What to work on → Write out the full listing exactly as given, minus the images.

*-*-*

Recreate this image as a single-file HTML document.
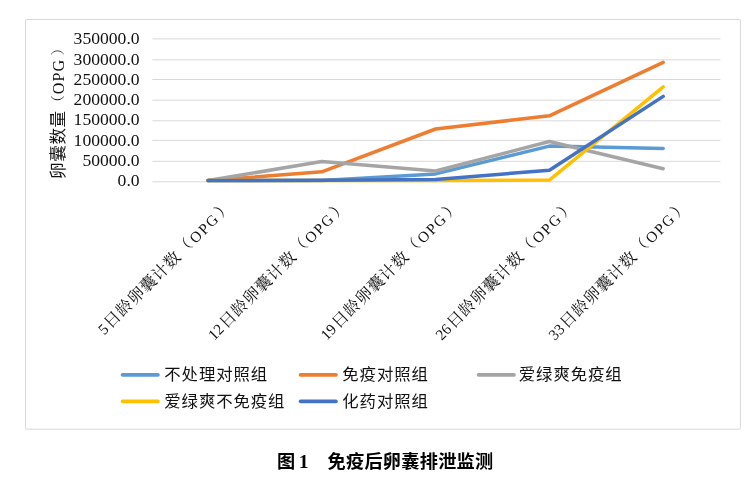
<!DOCTYPE html>
<html lang="zh-CN">
<head>
<meta charset="utf-8">
<title>图1 免疫后卵囊排泄监测</title>
<style>
html,body{margin:0;padding:0;background:#fff;}
body{width:756px;height:485px;overflow:hidden;position:relative;}
svg{position:absolute;left:0;top:0;display:block;}
.ytick{font-family:"Liberation Serif","Noto Serif CJK SC",serif;font-size:17.6px;fill:#111;}
.xcjk{font-family:"Liberation Serif","Noto Serif CJK SC",serif;font-size:16.2px;fill:#111;}
.xpar{font-family:"Liberation Serif","Noto Serif CJK SC",serif;font-size:15.2px;fill:#111;}
.xlat{font-family:"Liberation Serif",serif;font-size:15.2px;fill:#111;}
.ytitle{font-family:"Liberation Serif","Noto Sans CJK SC",sans-serif;font-size:16.6px;fill:#111;}
.leg{font-family:"Liberation Sans","Noto Sans CJK SC",sans-serif;font-size:16.4px;fill:#111;letter-spacing:0.9px;}
.ypar{font-family:"Liberation Serif","Noto Serif CJK SC",serif;font-size:14px;}
.yopg{font-family:"Liberation Serif",serif;font-size:16.2px;}
.cap{font-family:"Liberation Serif","Noto Sans CJK SC",sans-serif;font-size:18.2px;font-weight:bold;fill:#000;}
</style>
</head>
<body>
<svg width="756" height="485" viewBox="0 0 756 485">
  <!-- chart border -->
  <rect x="25.5" y="19.5" width="715" height="409.7" rx="1.5" fill="#fff" stroke="#d9d9d9" stroke-width="1"/>

  <!-- gridlines -->
  <g stroke="#d9d9d9" stroke-width="1">
    <line x1="152.4" x2="720.4" y1="38.9" y2="38.9"/>
    <line x1="152.4" x2="720.4" y1="59.8" y2="59.8"/>
    <line x1="152.4" x2="720.4" y1="79.5" y2="79.5"/>
    <line x1="152.4" x2="720.4" y1="100.2" y2="100.2"/>
    <line x1="152.4" x2="720.4" y1="120.8" y2="120.8"/>
    <line x1="152.4" x2="720.4" y1="140.4" y2="140.4"/>
    <line x1="152.4" x2="720.4" y1="161.3" y2="161.3"/>
    <line x1="152.4" x2="720.4" y1="181.8" y2="181.8"/>
  </g>

  <!-- y tick labels -->
  <g class="ytick" text-anchor="end">
    <text x="139.6" y="44.3">350000.0</text>
    <text x="139.6" y="64.6">300000.0</text>
    <text x="139.6" y="84.9">250000.0</text>
    <text x="139.6" y="105.1">200000.0</text>
    <text x="139.6" y="125.3">150000.0</text>
    <text x="139.6" y="145.6">100000.0</text>
    <text x="139.6" y="165.8">50000.0</text>
    <text x="139.6" y="186.0">0.0</text>
  </g>

  <!-- y axis title -->
  <g class="ytitle">
    <text transform="translate(63.5,179) rotate(-90)" letter-spacing="0.6">卵囊数量</text>
    <text class="ypar" transform="translate(62,109.2) rotate(-90)">（</text>
    <text class="yopg" transform="translate(63.6,94.3) rotate(-90)" letter-spacing="1">OPG</text>
    <text class="ypar" transform="translate(62,55.2) rotate(-90)">）</text>
  </g>

  <!-- series -->
  <g fill="none" stroke-width="3.5" stroke-linecap="round" stroke-linejoin="round">
    <polyline stroke="#5B9BD5" points="208,180.6 321.8,180.6 435.6,173.9 549.4,146.1 663.2,148.4"/>
    <polyline stroke="#ED7D31" points="208,180.6 321.8,171.8 435.6,129 549.4,115.8 663.2,62.4"/>
    <polyline stroke="#A5A5A5" points="208,180.6 321.8,161.5 435.6,171 549.4,141.5 663.2,168.7"/>
    <polyline stroke="#FFC000" points="208,180.6 321.8,180.6 435.6,180.6 549.4,180.1 663.2,86.8"/>
    <polyline stroke="#4472C4" points="208,180.6 321.8,180.3 435.6,179.4 549.4,170.2 663.2,96.4"/>
  </g>

  <!-- x labels -->
  <g>
    <g transform="translate(219.90,219.90) rotate(-45)">
      <text class="xlat" x="-156.0" text-anchor="end">5</text>
      <text class="xcjk" x="-154.60 -137.70 -120.80 -103.90 -87.00 -70.10">日龄卵囊计数</text>
      <text class="xpar" x="-52.1" y="-0.9">（</text>
      <text class="xlat" x="-34.50 -21.94 -11.90">OPG</text>
      <text class="xpar" x="2.6" y="-0.3">）</text>
    </g>
    <g transform="translate(335.20,219.90) rotate(-45)">
      <text class="xlat" x="-156.0" text-anchor="end">12</text>
      <text class="xcjk" x="-154.60 -137.70 -120.80 -103.90 -87.00 -70.10">日龄卵囊计数</text>
      <text class="xpar" x="-52.1" y="-0.9">（</text>
      <text class="xlat" x="-34.50 -21.94 -11.90">OPG</text>
      <text class="xpar" x="2.6" y="-0.3">）</text>
    </g>
    <g transform="translate(447.70,219.90) rotate(-45)">
      <text class="xlat" x="-156.0" text-anchor="end">19</text>
      <text class="xcjk" x="-154.60 -137.70 -120.80 -103.90 -87.00 -70.10">日龄卵囊计数</text>
      <text class="xpar" x="-52.1" y="-0.9">（</text>
      <text class="xlat" x="-34.50 -21.94 -11.90">OPG</text>
      <text class="xpar" x="2.6" y="-0.3">）</text>
    </g>
    <g transform="translate(562.70,219.90) rotate(-45)">
      <text class="xlat" x="-156.0" text-anchor="end">26</text>
      <text class="xcjk" x="-154.60 -137.70 -120.80 -103.90 -87.00 -70.10">日龄卵囊计数</text>
      <text class="xpar" x="-52.1" y="-0.9">（</text>
      <text class="xlat" x="-34.50 -21.94 -11.90">OPG</text>
      <text class="xpar" x="2.6" y="-0.3">）</text>
    </g>
    <g transform="translate(675.90,219.90) rotate(-45)">
      <text class="xlat" x="-156.0" text-anchor="end">33</text>
      <text class="xcjk" x="-154.60 -137.70 -120.80 -103.90 -87.00 -70.10">日龄卵囊计数</text>
      <text class="xpar" x="-52.1" y="-0.9">（</text>
      <text class="xlat" x="-34.50 -21.94 -11.90">OPG</text>
      <text class="xpar" x="2.6" y="-0.3">）</text>
    </g>
  </g>

  <!-- legend -->
  <g stroke-width="3.6" stroke-linecap="round">
    <line x1="122.5" x2="158" y1="374.9" y2="374.9" stroke="#5B9BD5"/>
    <line x1="300.5" x2="336" y1="374.9" y2="374.9" stroke="#ED7D31"/>
    <line x1="478.5" x2="514" y1="374.9" y2="374.9" stroke="#A5A5A5"/>
    <line x1="122.5" x2="158" y1="401.4" y2="401.4" stroke="#FFC000"/>
    <line x1="300.5" x2="336" y1="401.4" y2="401.4" stroke="#4472C4"/>
  </g>
  <g class="leg">
    <text x="164.3" y="379.5">不处理对照组</text>
    <text x="342.3" y="379.5">免疫对照组</text>
    <text x="518.8" y="379.5">爱绿爽免疫组</text>
    <text x="164.3" y="407">爱绿爽不免疫组</text>
    <text x="342.3" y="407">化药对照组</text>
  </g>

  <!-- caption -->
  <g class="cap">
    <text x="277" y="467.5">图</text>
    <text x="298.8" y="467.8" style="font-size:19.8px">1</text>
    <text x="327.5" y="467.5" letter-spacing="0.25">免疫后卵囊排泄监测</text>
  </g>
</svg>
</body>
</html>
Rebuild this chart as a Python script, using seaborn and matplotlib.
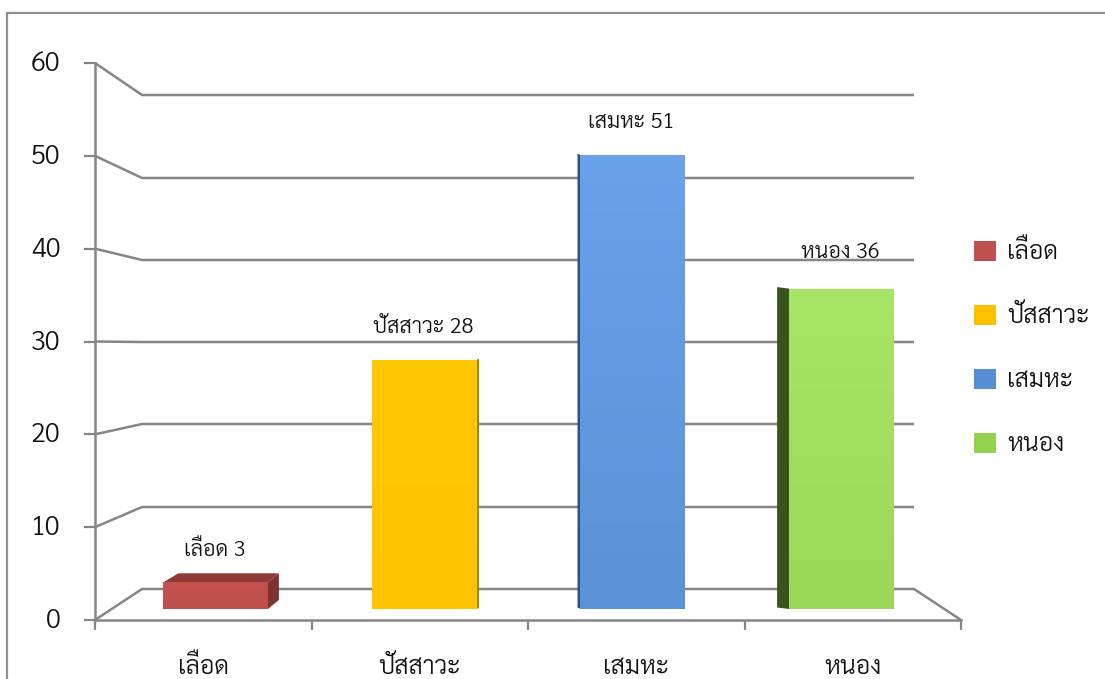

*-*-*

Response →
Recreate this image as a single-file HTML document.
<!DOCTYPE html>
<html lang="zh-CN">
<head>
<meta charset="utf-8">
<title>图1 免疫后卵囊排泄监测</title>
<style>
html,body{margin:0;padding:0;background:#fff;}
body{width:756px;height:485px;overflow:hidden;position:relative;}
svg{position:absolute;left:0;top:0;display:block;}
.ytick{font-family:"Liberation Serif","Noto Serif CJK SC",serif;font-size:17.6px;fill:#111;}
.xcjk{font-family:"Liberation Serif","Noto Serif CJK SC",serif;font-size:16.2px;fill:#111;}
.xpar{font-family:"Liberation Serif","Noto Serif CJK SC",serif;font-size:15.2px;fill:#111;}
.xlat{font-family:"Liberation Serif",serif;font-size:15.2px;fill:#111;}
.ytitle{font-family:"Liberation Serif","Noto Sans CJK SC",sans-serif;font-size:16.6px;fill:#111;}
.leg{font-family:"Liberation Sans","Noto Sans CJK SC",sans-serif;font-size:16.4px;fill:#111;letter-spacing:0.9px;}
.ypar{font-family:"Liberation Serif","Noto Serif CJK SC",serif;font-size:14px;}
.yopg{font-family:"Liberation Serif",serif;font-size:16.2px;}
.cap{font-family:"Liberation Serif","Noto Sans CJK SC",sans-serif;font-size:18.2px;font-weight:bold;fill:#000;}
</style>
</head>
<body>
<svg width="756" height="485" viewBox="0 0 756 485">
  <!-- chart border -->
  <rect x="25.5" y="19.5" width="715" height="409.7" rx="1.5" fill="#fff" stroke="#d9d9d9" stroke-width="1"/>

  <!-- gridlines -->
  <g stroke="#d9d9d9" stroke-width="1">
    <line x1="152.4" x2="720.4" y1="38.9" y2="38.9"/>
    <line x1="152.4" x2="720.4" y1="59.8" y2="59.8"/>
    <line x1="152.4" x2="720.4" y1="79.5" y2="79.5"/>
    <line x1="152.4" x2="720.4" y1="100.2" y2="100.2"/>
    <line x1="152.4" x2="720.4" y1="120.8" y2="120.8"/>
    <line x1="152.4" x2="720.4" y1="140.4" y2="140.4"/>
    <line x1="152.4" x2="720.4" y1="161.3" y2="161.3"/>
    <line x1="152.4" x2="720.4" y1="181.8" y2="181.8"/>
  </g>

  <!-- y tick labels -->
  <g class="ytick" text-anchor="end">
    <text x="139.6" y="44.3">350000.0</text>
    <text x="139.6" y="64.6">300000.0</text>
    <text x="139.6" y="84.9">250000.0</text>
    <text x="139.6" y="105.1">200000.0</text>
    <text x="139.6" y="125.3">150000.0</text>
    <text x="139.6" y="145.6">100000.0</text>
    <text x="139.6" y="165.8">50000.0</text>
    <text x="139.6" y="186.0">0.0</text>
  </g>

  <!-- y axis title -->
  <g class="ytitle">
    <text transform="translate(63.5,179) rotate(-90)" letter-spacing="0.6">卵囊数量</text>
    <text class="ypar" transform="translate(62,109.2) rotate(-90)">（</text>
    <text class="yopg" transform="translate(63.6,94.3) rotate(-90)" letter-spacing="1">OPG</text>
    <text class="ypar" transform="translate(62,55.2) rotate(-90)">）</text>
  </g>

  <!-- series -->
  <g fill="none" stroke-width="3.5" stroke-linecap="round" stroke-linejoin="round">
    <polyline stroke="#5B9BD5" points="208,180.6 321.8,180.6 435.6,173.9 549.4,146.1 663.2,148.4"/>
    <polyline stroke="#ED7D31" points="208,180.6 321.8,171.8 435.6,129 549.4,115.8 663.2,62.4"/>
    <polyline stroke="#A5A5A5" points="208,180.6 321.8,161.5 435.6,171 549.4,141.5 663.2,168.7"/>
    <polyline stroke="#FFC000" points="208,180.6 321.8,180.6 435.6,180.6 549.4,180.1 663.2,86.8"/>
    <polyline stroke="#4472C4" points="208,180.6 321.8,180.3 435.6,179.4 549.4,170.2 663.2,96.4"/>
  </g>

  <!-- x labels -->
  <g>
    <g transform="translate(219.90,219.90) rotate(-45)">
      <text class="xlat" x="-156.0" text-anchor="end">5</text>
      <text class="xcjk" x="-154.60 -137.70 -120.80 -103.90 -87.00 -70.10">日龄卵囊计数</text>
      <text class="xpar" x="-52.1" y="-0.9">（</text>
      <text class="xlat" x="-34.50 -21.94 -11.90">OPG</text>
      <text class="xpar" x="2.6" y="-0.3">）</text>
    </g>
    <g transform="translate(335.20,219.90) rotate(-45)">
      <text class="xlat" x="-156.0" text-anchor="end">12</text>
      <text class="xcjk" x="-154.60 -137.70 -120.80 -103.90 -87.00 -70.10">日龄卵囊计数</text>
      <text class="xpar" x="-52.1" y="-0.9">（</text>
      <text class="xlat" x="-34.50 -21.94 -11.90">OPG</text>
      <text class="xpar" x="2.6" y="-0.3">）</text>
    </g>
    <g transform="translate(447.70,219.90) rotate(-45)">
      <text class="xlat" x="-156.0" text-anchor="end">19</text>
      <text class="xcjk" x="-154.60 -137.70 -120.80 -103.90 -87.00 -70.10">日龄卵囊计数</text>
      <text class="xpar" x="-52.1" y="-0.9">（</text>
      <text class="xlat" x="-34.50 -21.94 -11.90">OPG</text>
      <text class="xpar" x="2.6" y="-0.3">）</text>
    </g>
    <g transform="translate(562.70,219.90) rotate(-45)">
      <text class="xlat" x="-156.0" text-anchor="end">26</text>
      <text class="xcjk" x="-154.60 -137.70 -120.80 -103.90 -87.00 -70.10">日龄卵囊计数</text>
      <text class="xpar" x="-52.1" y="-0.9">（</text>
      <text class="xlat" x="-34.50 -21.94 -11.90">OPG</text>
      <text class="xpar" x="2.6" y="-0.3">）</text>
    </g>
    <g transform="translate(675.90,219.90) rotate(-45)">
      <text class="xlat" x="-156.0" text-anchor="end">33</text>
      <text class="xcjk" x="-154.60 -137.70 -120.80 -103.90 -87.00 -70.10">日龄卵囊计数</text>
      <text class="xpar" x="-52.1" y="-0.9">（</text>
      <text class="xlat" x="-34.50 -21.94 -11.90">OPG</text>
      <text class="xpar" x="2.6" y="-0.3">）</text>
    </g>
  </g>

  <!-- legend -->
  <g stroke-width="3.6" stroke-linecap="round">
    <line x1="122.5" x2="158" y1="374.9" y2="374.9" stroke="#5B9BD5"/>
    <line x1="300.5" x2="336" y1="374.9" y2="374.9" stroke="#ED7D31"/>
    <line x1="478.5" x2="514" y1="374.9" y2="374.9" stroke="#A5A5A5"/>
    <line x1="122.5" x2="158" y1="401.4" y2="401.4" stroke="#FFC000"/>
    <line x1="300.5" x2="336" y1="401.4" y2="401.4" stroke="#4472C4"/>
  </g>
  <g class="leg">
    <text x="164.3" y="379.5">不处理对照组</text>
    <text x="342.3" y="379.5">免疫对照组</text>
    <text x="518.8" y="379.5">爱绿爽免疫组</text>
    <text x="164.3" y="407">爱绿爽不免疫组</text>
    <text x="342.3" y="407">化药对照组</text>
  </g>

  <!-- caption -->
  <g class="cap">
    <text x="277" y="467.5">图</text>
    <text x="298.8" y="467.8" style="font-size:19.8px">1</text>
    <text x="327.5" y="467.5" letter-spacing="0.25">免疫后卵囊排泄监测</text>
  </g>
</svg>
</body>
</html>
Rebuild this chart as a Python script, using seaborn and matplotlib.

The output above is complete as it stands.